Investment Bank Fined by FCA for Failing with Due Diligence Requirements

  • Richard Marley
  • May 07, 2021
  • 2 minutes read
  • 165

An Investment Bank in London, Sapien Captial, has been penalised by the financial regulator, Financial Conduct Authority, with a fine of up to £178,000 after it failed to comply with proper due diligence requirements. It is alleged that the investment bank was likely playing a part in financial crime. 

The boutique investment bank has failed to properly place systems to find and eliminate the financial risks. It did not take any measures from being used by the fraudsters for illegally trading and laundering money. It did not take any measures to prevent money laundering and illegal trading by the Solo Group.

According to FCA, “The Solo Group trading was characterised by what appeared to be a circular pattern of extremely high-value trades undertaken to avoid the normal need for payments and delivery of securities in the settlement process.” 

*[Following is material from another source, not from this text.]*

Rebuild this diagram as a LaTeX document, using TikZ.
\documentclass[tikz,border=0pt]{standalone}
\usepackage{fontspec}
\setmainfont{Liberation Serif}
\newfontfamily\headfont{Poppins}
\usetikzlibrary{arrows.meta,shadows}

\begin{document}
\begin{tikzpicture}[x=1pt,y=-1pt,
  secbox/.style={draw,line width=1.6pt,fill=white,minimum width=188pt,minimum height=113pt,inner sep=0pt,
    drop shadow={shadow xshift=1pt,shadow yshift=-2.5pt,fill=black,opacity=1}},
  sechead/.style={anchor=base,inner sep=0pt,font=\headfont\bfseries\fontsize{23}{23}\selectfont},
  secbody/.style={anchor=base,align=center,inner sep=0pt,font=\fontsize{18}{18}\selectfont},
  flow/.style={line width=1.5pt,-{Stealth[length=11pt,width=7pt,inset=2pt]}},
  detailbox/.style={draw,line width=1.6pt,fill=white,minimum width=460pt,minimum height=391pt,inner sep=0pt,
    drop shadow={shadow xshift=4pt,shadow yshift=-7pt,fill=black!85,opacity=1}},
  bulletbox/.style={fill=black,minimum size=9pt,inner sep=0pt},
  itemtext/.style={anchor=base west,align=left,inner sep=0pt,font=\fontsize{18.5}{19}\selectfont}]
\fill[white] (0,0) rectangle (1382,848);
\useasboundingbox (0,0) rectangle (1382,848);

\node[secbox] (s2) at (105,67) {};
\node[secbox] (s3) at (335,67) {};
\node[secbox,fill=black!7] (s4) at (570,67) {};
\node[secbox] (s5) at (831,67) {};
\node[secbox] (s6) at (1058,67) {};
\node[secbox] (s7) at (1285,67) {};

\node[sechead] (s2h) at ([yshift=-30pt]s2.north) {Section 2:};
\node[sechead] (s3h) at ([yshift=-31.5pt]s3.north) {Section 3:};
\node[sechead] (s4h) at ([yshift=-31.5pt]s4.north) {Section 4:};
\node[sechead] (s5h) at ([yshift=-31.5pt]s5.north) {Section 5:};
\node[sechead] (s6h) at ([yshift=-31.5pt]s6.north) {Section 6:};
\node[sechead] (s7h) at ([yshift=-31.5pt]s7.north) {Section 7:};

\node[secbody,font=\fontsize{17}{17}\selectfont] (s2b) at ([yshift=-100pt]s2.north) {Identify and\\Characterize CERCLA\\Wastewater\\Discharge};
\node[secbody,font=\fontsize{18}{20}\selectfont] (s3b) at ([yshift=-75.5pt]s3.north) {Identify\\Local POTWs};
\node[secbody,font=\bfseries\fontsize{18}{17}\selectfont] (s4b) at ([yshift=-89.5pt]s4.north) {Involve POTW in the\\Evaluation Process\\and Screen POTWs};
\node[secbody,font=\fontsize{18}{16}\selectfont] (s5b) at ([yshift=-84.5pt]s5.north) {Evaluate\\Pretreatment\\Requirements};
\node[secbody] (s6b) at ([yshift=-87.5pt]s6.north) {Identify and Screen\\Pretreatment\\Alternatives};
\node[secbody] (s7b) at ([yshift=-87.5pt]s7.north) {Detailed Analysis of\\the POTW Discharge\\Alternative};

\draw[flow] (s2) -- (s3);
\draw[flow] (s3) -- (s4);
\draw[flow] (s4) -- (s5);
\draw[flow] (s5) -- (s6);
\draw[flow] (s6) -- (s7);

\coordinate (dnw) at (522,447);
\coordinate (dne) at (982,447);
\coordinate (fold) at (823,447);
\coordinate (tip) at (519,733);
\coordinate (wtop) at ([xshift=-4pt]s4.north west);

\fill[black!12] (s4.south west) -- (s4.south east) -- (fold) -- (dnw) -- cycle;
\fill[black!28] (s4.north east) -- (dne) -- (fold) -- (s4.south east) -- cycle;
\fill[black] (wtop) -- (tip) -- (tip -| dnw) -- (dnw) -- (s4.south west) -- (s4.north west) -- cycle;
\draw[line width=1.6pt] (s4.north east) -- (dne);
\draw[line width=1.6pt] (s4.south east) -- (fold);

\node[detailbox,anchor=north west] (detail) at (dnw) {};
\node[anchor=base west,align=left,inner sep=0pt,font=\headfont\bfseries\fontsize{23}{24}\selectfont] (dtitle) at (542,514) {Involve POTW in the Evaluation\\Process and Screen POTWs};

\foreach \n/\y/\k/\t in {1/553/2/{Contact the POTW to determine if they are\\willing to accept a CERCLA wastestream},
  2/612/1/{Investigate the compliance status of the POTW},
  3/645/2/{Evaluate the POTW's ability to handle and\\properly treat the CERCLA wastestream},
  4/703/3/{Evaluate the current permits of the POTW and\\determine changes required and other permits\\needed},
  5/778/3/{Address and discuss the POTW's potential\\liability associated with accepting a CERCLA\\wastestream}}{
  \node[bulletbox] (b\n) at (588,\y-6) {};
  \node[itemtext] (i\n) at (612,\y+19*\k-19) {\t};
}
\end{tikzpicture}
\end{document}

The way the trades were carried out by the Solo Group and its clients indicated financial crime and they were undertaken to develop an audit trail to hold back tax claims in Denmark and Belgium. Sapien carried out OTC equity trade of £2.5bn equities in Denmark and a value of £3.8bn in equities in Belgium. 

The Financial Conduct Authority did not find any proof of shift of ownership of the shares that Solo clients traded. They did not even find the trade shares and settlement of the Solo Group. 

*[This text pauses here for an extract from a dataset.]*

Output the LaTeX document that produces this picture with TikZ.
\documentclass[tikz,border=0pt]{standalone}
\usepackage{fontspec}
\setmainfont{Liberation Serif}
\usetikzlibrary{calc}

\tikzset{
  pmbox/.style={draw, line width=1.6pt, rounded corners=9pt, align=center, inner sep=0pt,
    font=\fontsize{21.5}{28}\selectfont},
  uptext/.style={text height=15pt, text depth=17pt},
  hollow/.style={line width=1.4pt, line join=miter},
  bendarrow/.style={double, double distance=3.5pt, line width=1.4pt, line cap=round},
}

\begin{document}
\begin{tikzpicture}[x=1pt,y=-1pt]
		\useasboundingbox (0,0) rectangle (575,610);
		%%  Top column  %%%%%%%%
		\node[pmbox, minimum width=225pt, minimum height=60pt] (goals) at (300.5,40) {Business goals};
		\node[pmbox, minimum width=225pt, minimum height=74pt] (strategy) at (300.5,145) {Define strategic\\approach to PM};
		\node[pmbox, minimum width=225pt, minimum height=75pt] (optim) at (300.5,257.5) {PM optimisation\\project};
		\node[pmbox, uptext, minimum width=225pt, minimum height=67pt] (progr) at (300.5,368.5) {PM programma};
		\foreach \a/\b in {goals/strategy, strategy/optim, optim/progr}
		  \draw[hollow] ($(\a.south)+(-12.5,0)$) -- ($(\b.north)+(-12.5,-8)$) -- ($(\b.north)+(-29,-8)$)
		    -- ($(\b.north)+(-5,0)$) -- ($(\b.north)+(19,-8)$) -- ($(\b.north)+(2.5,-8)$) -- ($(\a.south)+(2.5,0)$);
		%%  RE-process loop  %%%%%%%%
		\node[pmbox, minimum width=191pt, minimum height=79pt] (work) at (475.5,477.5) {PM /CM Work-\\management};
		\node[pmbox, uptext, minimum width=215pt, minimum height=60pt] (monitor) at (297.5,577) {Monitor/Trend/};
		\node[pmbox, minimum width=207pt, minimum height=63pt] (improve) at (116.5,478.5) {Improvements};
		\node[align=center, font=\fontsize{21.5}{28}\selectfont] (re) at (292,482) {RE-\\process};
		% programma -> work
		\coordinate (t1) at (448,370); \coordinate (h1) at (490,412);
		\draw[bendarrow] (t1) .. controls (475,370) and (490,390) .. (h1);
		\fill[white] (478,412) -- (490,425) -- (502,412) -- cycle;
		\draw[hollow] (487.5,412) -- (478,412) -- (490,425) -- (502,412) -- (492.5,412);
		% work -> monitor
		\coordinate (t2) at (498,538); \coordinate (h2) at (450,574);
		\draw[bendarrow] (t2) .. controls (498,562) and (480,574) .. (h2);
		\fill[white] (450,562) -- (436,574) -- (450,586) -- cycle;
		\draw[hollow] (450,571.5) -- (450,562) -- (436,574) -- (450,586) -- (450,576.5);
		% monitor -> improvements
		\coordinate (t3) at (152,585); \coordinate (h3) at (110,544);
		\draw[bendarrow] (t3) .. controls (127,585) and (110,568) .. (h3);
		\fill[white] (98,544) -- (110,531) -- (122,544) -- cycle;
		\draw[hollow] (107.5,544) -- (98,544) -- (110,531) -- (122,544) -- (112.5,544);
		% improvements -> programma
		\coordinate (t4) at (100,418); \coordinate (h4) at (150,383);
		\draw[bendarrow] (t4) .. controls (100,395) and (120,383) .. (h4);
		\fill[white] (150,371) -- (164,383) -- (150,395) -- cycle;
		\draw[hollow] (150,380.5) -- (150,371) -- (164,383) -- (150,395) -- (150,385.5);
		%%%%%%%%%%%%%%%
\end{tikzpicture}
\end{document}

Mark Steward, director of enforcement and market oversight at the FCA, said: “These transactions ran money laundering and other financial crime risks which Sapien incompetently failed to see. The FCA expects firms have systems and controls that test the purpose and legitimacy of transactions, reflecting scepticism and alertness to the risk of money laundering and financial crime, and failures here constitute serious misconduct.”

According to the FCA, this trading of Solo Group can be related to the cum-ex trading. The cum-ex scandal resulted in the loss of billions of euros for Germany, Denmark, France, and Italy. The scandal led to many raids, arrests, and court cases and dragged down many of the big names in the financial world.